/---
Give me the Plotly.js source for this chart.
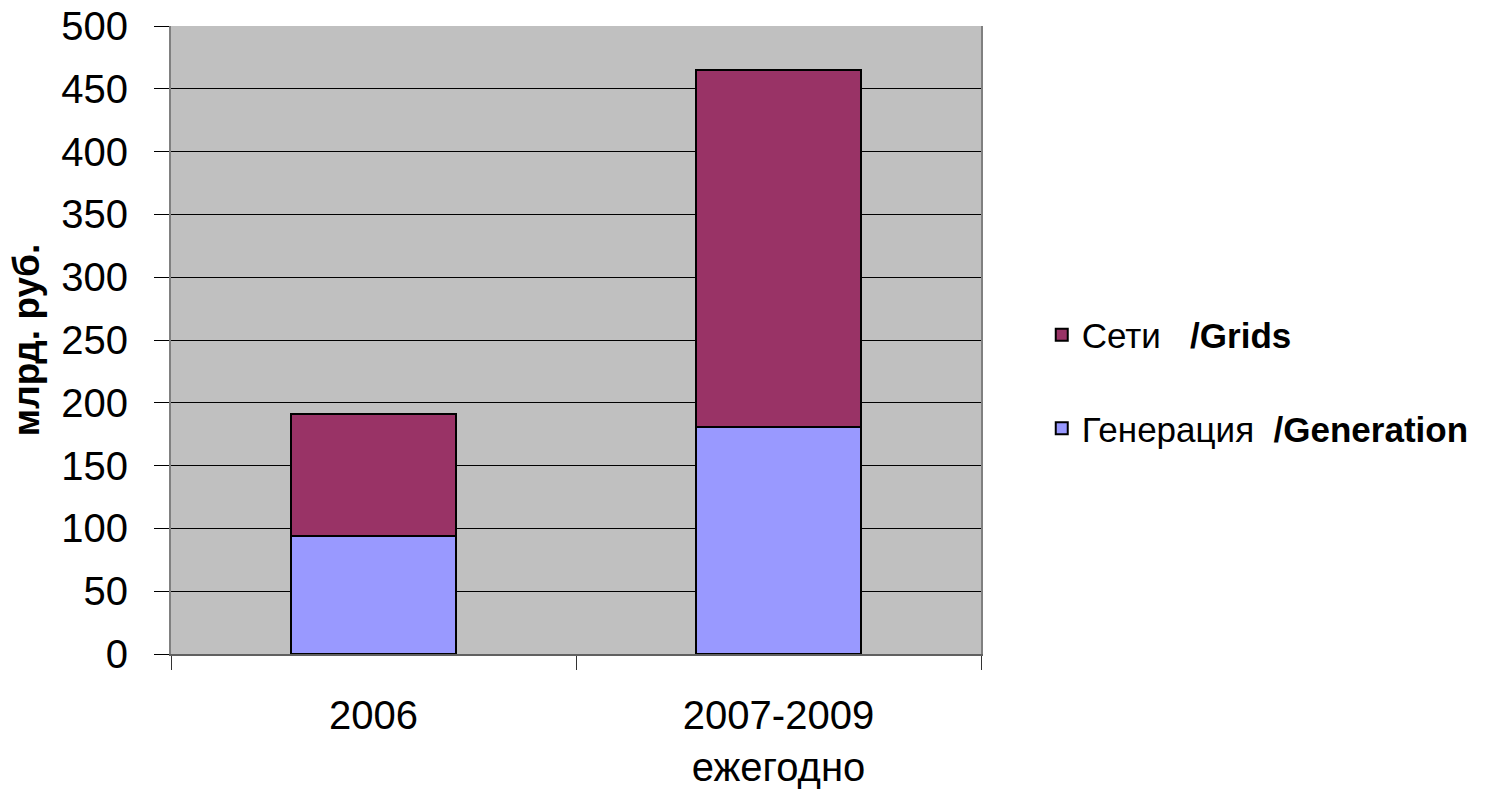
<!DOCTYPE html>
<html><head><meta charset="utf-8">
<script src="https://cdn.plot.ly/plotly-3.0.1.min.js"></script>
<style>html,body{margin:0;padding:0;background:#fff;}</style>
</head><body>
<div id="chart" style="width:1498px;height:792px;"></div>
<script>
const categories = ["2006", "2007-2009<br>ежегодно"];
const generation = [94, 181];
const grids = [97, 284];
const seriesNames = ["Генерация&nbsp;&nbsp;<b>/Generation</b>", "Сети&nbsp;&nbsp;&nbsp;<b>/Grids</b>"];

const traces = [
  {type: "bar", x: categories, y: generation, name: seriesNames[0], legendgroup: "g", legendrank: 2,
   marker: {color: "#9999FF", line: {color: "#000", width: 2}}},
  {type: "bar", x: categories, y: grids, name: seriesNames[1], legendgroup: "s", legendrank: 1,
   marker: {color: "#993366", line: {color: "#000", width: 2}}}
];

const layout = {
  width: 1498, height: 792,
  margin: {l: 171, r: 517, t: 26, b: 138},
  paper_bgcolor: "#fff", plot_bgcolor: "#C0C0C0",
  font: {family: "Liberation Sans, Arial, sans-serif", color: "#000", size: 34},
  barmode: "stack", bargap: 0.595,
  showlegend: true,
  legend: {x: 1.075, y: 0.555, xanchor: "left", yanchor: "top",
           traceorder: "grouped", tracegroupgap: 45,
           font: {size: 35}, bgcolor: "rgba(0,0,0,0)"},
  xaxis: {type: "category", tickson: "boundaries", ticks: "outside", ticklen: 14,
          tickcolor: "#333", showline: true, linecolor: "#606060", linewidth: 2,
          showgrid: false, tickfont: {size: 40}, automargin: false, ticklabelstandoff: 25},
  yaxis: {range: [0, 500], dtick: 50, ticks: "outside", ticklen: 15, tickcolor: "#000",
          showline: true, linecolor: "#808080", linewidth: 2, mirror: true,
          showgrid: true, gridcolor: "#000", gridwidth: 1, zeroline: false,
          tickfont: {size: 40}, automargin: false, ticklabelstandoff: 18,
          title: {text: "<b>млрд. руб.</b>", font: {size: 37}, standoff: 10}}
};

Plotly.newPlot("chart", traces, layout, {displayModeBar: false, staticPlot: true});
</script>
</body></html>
\---
• STATED GOAL:
All of the data above should be quoted exactly, except for the pictures.

• EXERCISE ANSWER:
Give me the Plotly.js source for this chart.
<!DOCTYPE html>
<html><head><meta charset="utf-8">
<script src="https://cdn.plot.ly/plotly-3.0.1.min.js"></script>
<style>html,body{margin:0;padding:0;background:#fff;}</style>
</head><body>
<div id="chart" style="width:1498px;height:792px;"></div>
<script>
const categories = ["2006", "2007-2009<br>ежегодно"];
const generation = [94, 181];
const grids = [97, 284];
const seriesNames = ["Генерация&nbsp;&nbsp;<b>/Generation</b>", "Сети&nbsp;&nbsp;&nbsp;<b>/Grids</b>"];

const traces = [
  {type: "bar", x: categories, y: generation, name: seriesNames[0], legendgroup: "g", legendrank: 2,
   marker: {color: "#9999FF", line: {color: "#000", width: 2}}},
  {type: "bar", x: categories, y: grids, name: seriesNames[1], legendgroup: "s", legendrank: 1,
   marker: {color: "#993366", line: {color: "#000", width: 2}}}
];

const layout = {
  width: 1498, height: 792,
  margin: {l: 171, r: 517, t: 26, b: 138},
  paper_bgcolor: "#fff", plot_bgcolor: "#C0C0C0",
  font: {family: "Liberation Sans, Arial, sans-serif", color: "#000", size: 34},
  barmode: "stack", bargap: 0.595,
  showlegend: true,
  legend: {x: 1.075, y: 0.555, xanchor: "left", yanchor: "top",
           traceorder: "grouped", tracegroupgap: 45,
           font: {size: 35}, bgcolor: "rgba(0,0,0,0)"},
  xaxis: {type: "category", tickson: "boundaries", ticks: "outside", ticklen: 14,
          tickcolor: "#333", showline: true, linecolor: "#606060", linewidth: 2,
          showgrid: false, tickfont: {size: 40}, automargin: false, ticklabelstandoff: 25},
  yaxis: {range: [0, 500], dtick: 50, ticks: "outside", ticklen: 15, tickcolor: "#000",
          showline: true, linecolor: "#808080", linewidth: 2, mirror: true,
          showgrid: true, gridcolor: "#000", gridwidth: 1, zeroline: false,
          tickfont: {size: 40}, automargin: false, ticklabelstandoff: 18,
          title: {text: "<b>млрд. руб.</b>", font: {size: 37}, standoff: 10}}
};

Plotly.newPlot("chart", traces, layout, {displayModeBar: false, staticPlot: true});
</script>
</body></html>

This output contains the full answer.